## [What you will do]
Transcribe the listing exactly, leaving out every picture.

## [Data section]
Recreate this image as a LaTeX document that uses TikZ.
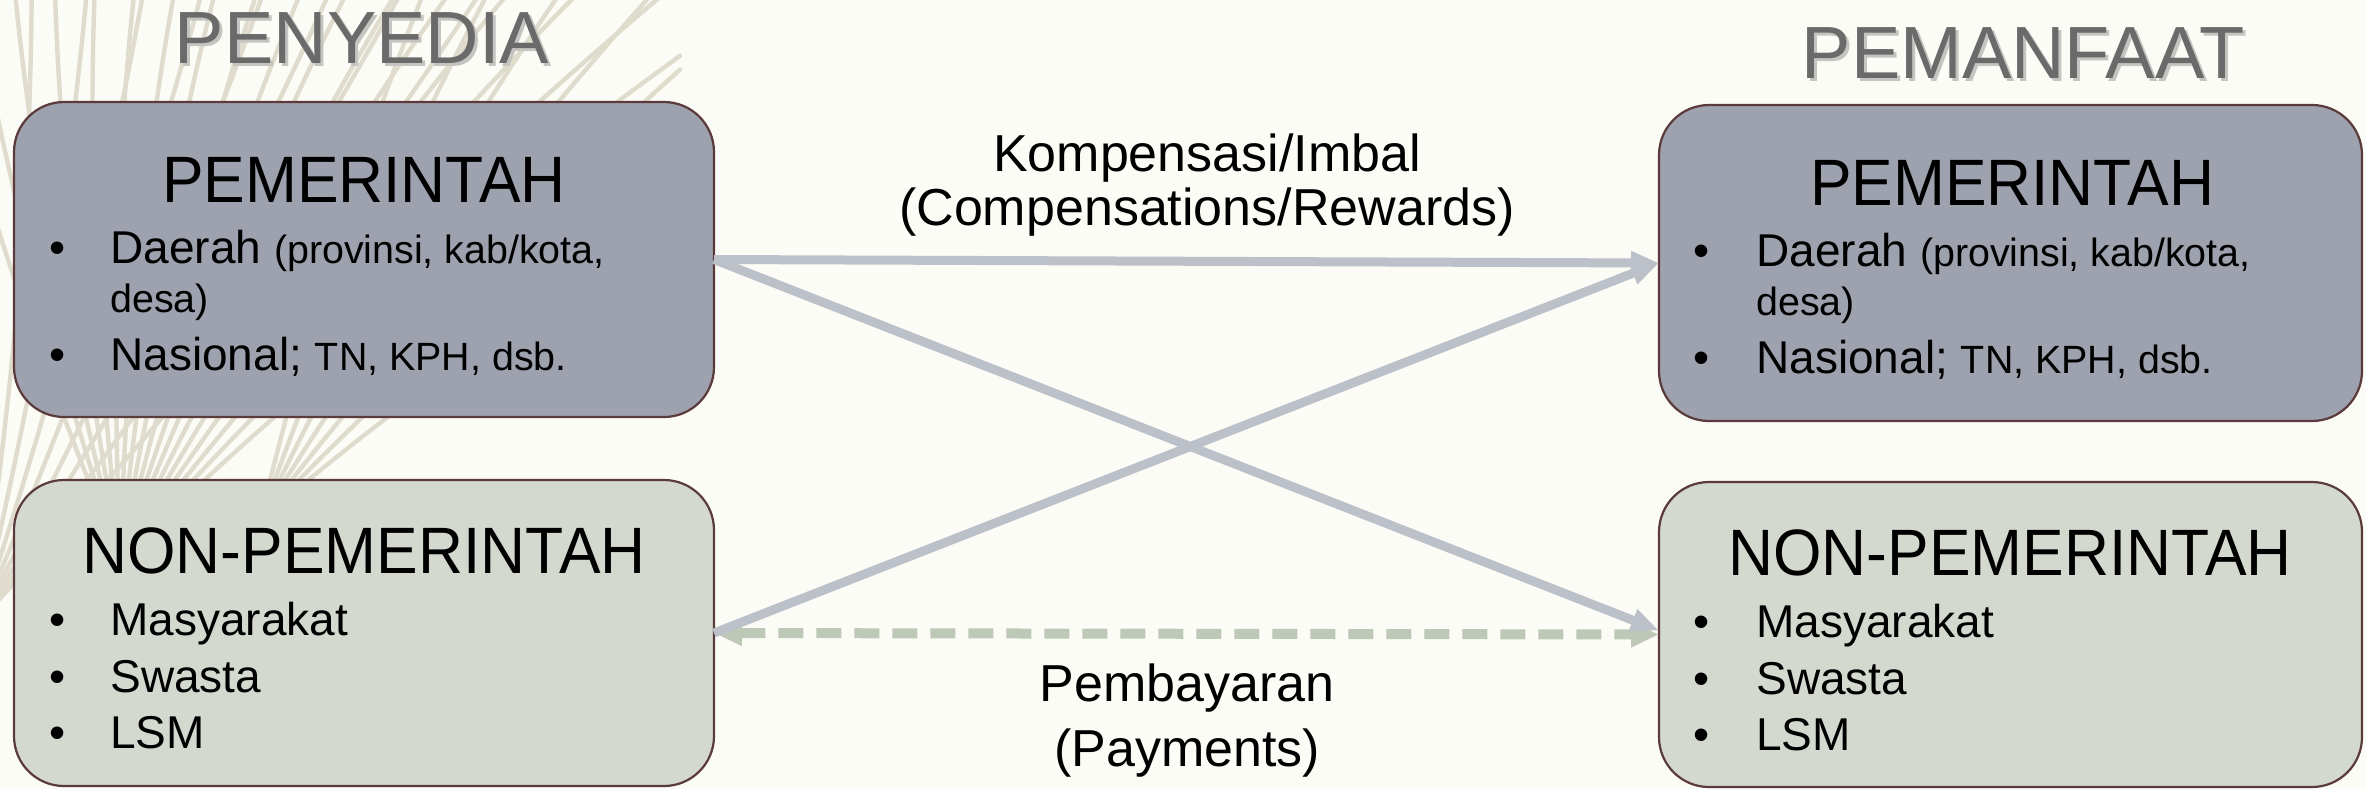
\documentclass[tikz,border=0pt]{standalone}
\usepackage{fontspec}
\setmainfont{Liberation Sans}
\newfontfamily\boxfont[FakeStretch=0.95]{Liberation Sans}
\usetikzlibrary{arrows.meta,calc}
\definecolor{bgc}{HTML}{FCFCF6}
\definecolor{frondc}{HTML}{DFDCCD}
\definecolor{govc}{HTML}{9EA1AE}
\definecolor{nonc}{HTML}{D3D9CF}
\definecolor{bordc}{HTML}{5B3A3C}
\definecolor{arrc}{HTML}{BCC0C9}
\definecolor{dashc}{HTML}{BDC8B7}
\definecolor{headc}{HTML}{6A6A6A}
\definecolor{shadc}{HTML}{C4C4C0}
\begin{document}
\begin{tikzpicture}[x=0.5pt,y=-0.5pt,
  box/.style={draw=bordc, line width=1.1pt, rounded corners=25pt, inner sep=0pt, outer sep=0pt},
  boxtitle/.style={anchor=base, inner sep=0pt, font=\boxfont\fontsize{32.8}{36}\selectfont},
  bigline/.style={anchor=base west, inner sep=0pt, font=\fontsize{23}{27}\selectfont},
  smallline/.style={anchor=base west, inner sep=0pt, font=\fontsize{19.7}{23}\selectfont},
  bulletmark/.style={anchor=base, inner sep=0pt, font=\fontsize{23}{27}\selectfont},
  flowlabel/.style={anchor=base, inner sep=0pt, font=\fontsize{26}{30}\selectfont},
  heading/.style={anchor=base, inner sep=0pt, text=headc, font=\fontsize{37}{42}\selectfont},
  headshadow/.style={anchor=base, inner sep=0pt, text=shadc, font=\fontsize{37}{42}\selectfont},
  frond/.style={draw=frondc, line width=2.2pt, line cap=round},
  flowarrow/.style={draw=arrc, line width=4.5pt, -{Triangle[length=14pt,width=11pt]}},
  payarrow/.style={draw=dashc, line width=5pt, dash pattern=on 12.5pt off 6.5pt, {Triangle[length=14pt,width=12pt]}-{Triangle[length=14pt,width=12pt]}}
]
\useasboundingbox (0,0) rectangle (2366,789);
\fill[bgc] (0,0) rectangle (2366,789);

% palm frond decoration
\begin{scope}
\clip (0,0) rectangle (2366,789);
\foreach \a in {38,42,...,106}{
  \pgfmathsetmacro\L{min(900,560/max(cos(\a),0.6))}
  \draw[frond] (120,560) to[bend left=6] ++(-\a:\L);
}
\foreach \a in {52,57,...,97}{
  \pgfmathsetmacro\L{min(900,700/max(cos(\a),0.6))}
  \draw[frond] (-20,620) to[bend right=5] ++(-\a:\L);
}
\foreach \a in {35,41,...,71}{
  \pgfmathsetmacro\L{min(800,420/max(cos(\a),0.5))}
  \draw[frond] (260,520) to[bend left=5] ++(-\a:\L);
}
\end{scope}

% headings
\node[headshadow] (penyediash) at (365,66) {PENYEDIA};
\node[heading] (penyedia) at (362,63) {PENYEDIA};
\node[headshadow] (pemanfaatsh) at (2026,81) {PEMANFAAT};
\node[heading] (pemanfaat) at (2023,78) {PEMANFAAT};

% boxes
\node[box, fill=govc, minimum width=350pt, minimum height=157.5pt] (lt) at (364,259.5) {};
\node[box, fill=govc, minimum width=351.5pt, minimum height=158pt] (rt) at (2010.5,263) {};
\node[box, fill=nonc, minimum width=350pt, minimum height=153pt] (lb) at (364,633) {};
\node[box, fill=nonc, minimum width=351.5pt, minimum height=152.5pt] (rb) at (2010.5,634.5) {};

% left top text
\node[boxtitle] (lttitle) at (364,202) {PEMERINTAH};
\node[bulletmark] (ltb1) at (58,263) {•};
\node[bigline] (ltl1) at (110,263) {Daerah {\fontsize{19.7}{23}\selectfont (provinsi, kab/kota,}};
\node[smallline] (ltl2) at (110,312) {desa)};
\node[bulletmark] (ltb2) at (58,370) {•};
\node[bigline] (ltl3) at (110,370) {Nasional; {\fontsize{19.7}{23}\selectfont TN, KPH, dsb.}};

% right top text
\node[boxtitle] (rttitle) at (2012,205) {PEMERINTAH};
\node[bulletmark] (rtb1) at (1702,266) {•};
\node[bigline] (rtl1) at (1756,266) {Daerah {\fontsize{19.7}{23}\selectfont (provinsi, kab/kota,}};
\node[smallline] (rtl2) at (1756,315) {desa)};
\node[bulletmark] (rtb2) at (1702,373) {•};
\node[bigline] (rtl3) at (1756,373) {Nasional; {\fontsize{19.7}{23}\selectfont TN, KPH, dsb.}};

% left bottom text
\node[boxtitle] (lbtitle) at (364,573) {NON-PEMERINTAH};
\node[bulletmark] (lbb1) at (58,635) {•};
\node[bigline] (lbl1) at (110,635) {Masyarakat};
\node[bulletmark] (lbb2) at (58,692) {•};
\node[bigline] (lbl2) at (110,692) {Swasta};
\node[bulletmark] (lbb3) at (58,748) {•};
\node[bigline] (lbl3) at (110,748) {LSM};

% right bottom text
\node[boxtitle] (rbtitle) at (2010,575) {NON-PEMERINTAH};
\node[bulletmark] (rbb1) at (1702,637) {•};
\node[bigline] (rbl1) at (1756,637) {Masyarakat};
\node[bulletmark] (rbb2) at (1702,694) {•};
\node[bigline] (rbl2) at (1756,694) {Swasta};
\node[bulletmark] (rbb3) at (1702,750) {•};
\node[bigline] (rbl3) at (1756,750) {LSM};

% flow labels
\node[flowlabel] (komp1) at (1207,171) {Kompensasi/Imbal};
\node[flowlabel] (komp2) at (1207,225) {(Compensations/Rewards)};
\node[flowlabel] (pay1) at (1187,701) {Pembayaran};
\node[flowlabel] (pay2) at (1187,766) {(Payments)};

% connectors
\draw[payarrow] (lb.east) -- (rb.west);
\draw[flowarrow] (lt.east) -- (rt.west);
\draw[flowarrow] (lt.east) -- ($(rb.west)+(0,-4)$);
\draw[flowarrow] (lb.east) -- (rt.west);
\end{tikzpicture}
\end{document}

## [Written answer]
Recreate this image as a LaTeX document that uses TikZ.
\documentclass[tikz,border=0pt]{standalone}
\usepackage{fontspec}
\setmainfont{Liberation Sans}
\newfontfamily\boxfont[FakeStretch=0.95]{Liberation Sans}
\usetikzlibrary{arrows.meta,calc}
\definecolor{bgc}{HTML}{FCFCF6}
\definecolor{frondc}{HTML}{DFDCCD}
\definecolor{govc}{HTML}{9EA1AE}
\definecolor{nonc}{HTML}{D3D9CF}
\definecolor{bordc}{HTML}{5B3A3C}
\definecolor{arrc}{HTML}{BCC0C9}
\definecolor{dashc}{HTML}{BDC8B7}
\definecolor{headc}{HTML}{6A6A6A}
\definecolor{shadc}{HTML}{C4C4C0}
\begin{document}
\begin{tikzpicture}[x=0.5pt,y=-0.5pt,
  box/.style={draw=bordc, line width=1.1pt, rounded corners=25pt, inner sep=0pt, outer sep=0pt},
  boxtitle/.style={anchor=base, inner sep=0pt, font=\boxfont\fontsize{32.8}{36}\selectfont},
  bigline/.style={anchor=base west, inner sep=0pt, font=\fontsize{23}{27}\selectfont},
  smallline/.style={anchor=base west, inner sep=0pt, font=\fontsize{19.7}{23}\selectfont},
  bulletmark/.style={anchor=base, inner sep=0pt, font=\fontsize{23}{27}\selectfont},
  flowlabel/.style={anchor=base, inner sep=0pt, font=\fontsize{26}{30}\selectfont},
  heading/.style={anchor=base, inner sep=0pt, text=headc, font=\fontsize{37}{42}\selectfont},
  headshadow/.style={anchor=base, inner sep=0pt, text=shadc, font=\fontsize{37}{42}\selectfont},
  frond/.style={draw=frondc, line width=2.2pt, line cap=round},
  flowarrow/.style={draw=arrc, line width=4.5pt, -{Triangle[length=14pt,width=11pt]}},
  payarrow/.style={draw=dashc, line width=5pt, dash pattern=on 12.5pt off 6.5pt, {Triangle[length=14pt,width=12pt]}-{Triangle[length=14pt,width=12pt]}}
]
\useasboundingbox (0,0) rectangle (2366,789);
\fill[bgc] (0,0) rectangle (2366,789);

% palm frond decoration
\begin{scope}
\clip (0,0) rectangle (2366,789);
\foreach \a in {38,42,...,106}{
  \pgfmathsetmacro\L{min(900,560/max(cos(\a),0.6))}
  \draw[frond] (120,560) to[bend left=6] ++(-\a:\L);
}
\foreach \a in {52,57,...,97}{
  \pgfmathsetmacro\L{min(900,700/max(cos(\a),0.6))}
  \draw[frond] (-20,620) to[bend right=5] ++(-\a:\L);
}
\foreach \a in {35,41,...,71}{
  \pgfmathsetmacro\L{min(800,420/max(cos(\a),0.5))}
  \draw[frond] (260,520) to[bend left=5] ++(-\a:\L);
}
\end{scope}

% headings
\node[headshadow] (penyediash) at (365,66) {PENYEDIA};
\node[heading] (penyedia) at (362,63) {PENYEDIA};
\node[headshadow] (pemanfaatsh) at (2026,81) {PEMANFAAT};
\node[heading] (pemanfaat) at (2023,78) {PEMANFAAT};

% boxes
\node[box, fill=govc, minimum width=350pt, minimum height=157.5pt] (lt) at (364,259.5) {};
\node[box, fill=govc, minimum width=351.5pt, minimum height=158pt] (rt) at (2010.5,263) {};
\node[box, fill=nonc, minimum width=350pt, minimum height=153pt] (lb) at (364,633) {};
\node[box, fill=nonc, minimum width=351.5pt, minimum height=152.5pt] (rb) at (2010.5,634.5) {};

% left top text
\node[boxtitle] (lttitle) at (364,202) {PEMERINTAH};
\node[bulletmark] (ltb1) at (58,263) {•};
\node[bigline] (ltl1) at (110,263) {Daerah {\fontsize{19.7}{23}\selectfont (provinsi, kab/kota,}};
\node[smallline] (ltl2) at (110,312) {desa)};
\node[bulletmark] (ltb2) at (58,370) {•};
\node[bigline] (ltl3) at (110,370) {Nasional; {\fontsize{19.7}{23}\selectfont TN, KPH, dsb.}};

% right top text
\node[boxtitle] (rttitle) at (2012,205) {PEMERINTAH};
\node[bulletmark] (rtb1) at (1702,266) {•};
\node[bigline] (rtl1) at (1756,266) {Daerah {\fontsize{19.7}{23}\selectfont (provinsi, kab/kota,}};
\node[smallline] (rtl2) at (1756,315) {desa)};
\node[bulletmark] (rtb2) at (1702,373) {•};
\node[bigline] (rtl3) at (1756,373) {Nasional; {\fontsize{19.7}{23}\selectfont TN, KPH, dsb.}};

% left bottom text
\node[boxtitle] (lbtitle) at (364,573) {NON-PEMERINTAH};
\node[bulletmark] (lbb1) at (58,635) {•};
\node[bigline] (lbl1) at (110,635) {Masyarakat};
\node[bulletmark] (lbb2) at (58,692) {•};
\node[bigline] (lbl2) at (110,692) {Swasta};
\node[bulletmark] (lbb3) at (58,748) {•};
\node[bigline] (lbl3) at (110,748) {LSM};

% right bottom text
\node[boxtitle] (rbtitle) at (2010,575) {NON-PEMERINTAH};
\node[bulletmark] (rbb1) at (1702,637) {•};
\node[bigline] (rbl1) at (1756,637) {Masyarakat};
\node[bulletmark] (rbb2) at (1702,694) {•};
\node[bigline] (rbl2) at (1756,694) {Swasta};
\node[bulletmark] (rbb3) at (1702,750) {•};
\node[bigline] (rbl3) at (1756,750) {LSM};

% flow labels
\node[flowlabel] (komp1) at (1207,171) {Kompensasi/Imbal};
\node[flowlabel] (komp2) at (1207,225) {(Compensations/Rewards)};
\node[flowlabel] (pay1) at (1187,701) {Pembayaran};
\node[flowlabel] (pay2) at (1187,766) {(Payments)};

% connectors
\draw[payarrow] (lb.east) -- (rb.west);
\draw[flowarrow] (lt.east) -- (rt.west);
\draw[flowarrow] (lt.east) -- ($(rb.west)+(0,-4)$);
\draw[flowarrow] (lb.east) -- (rt.west);
\end{tikzpicture}
\end{document}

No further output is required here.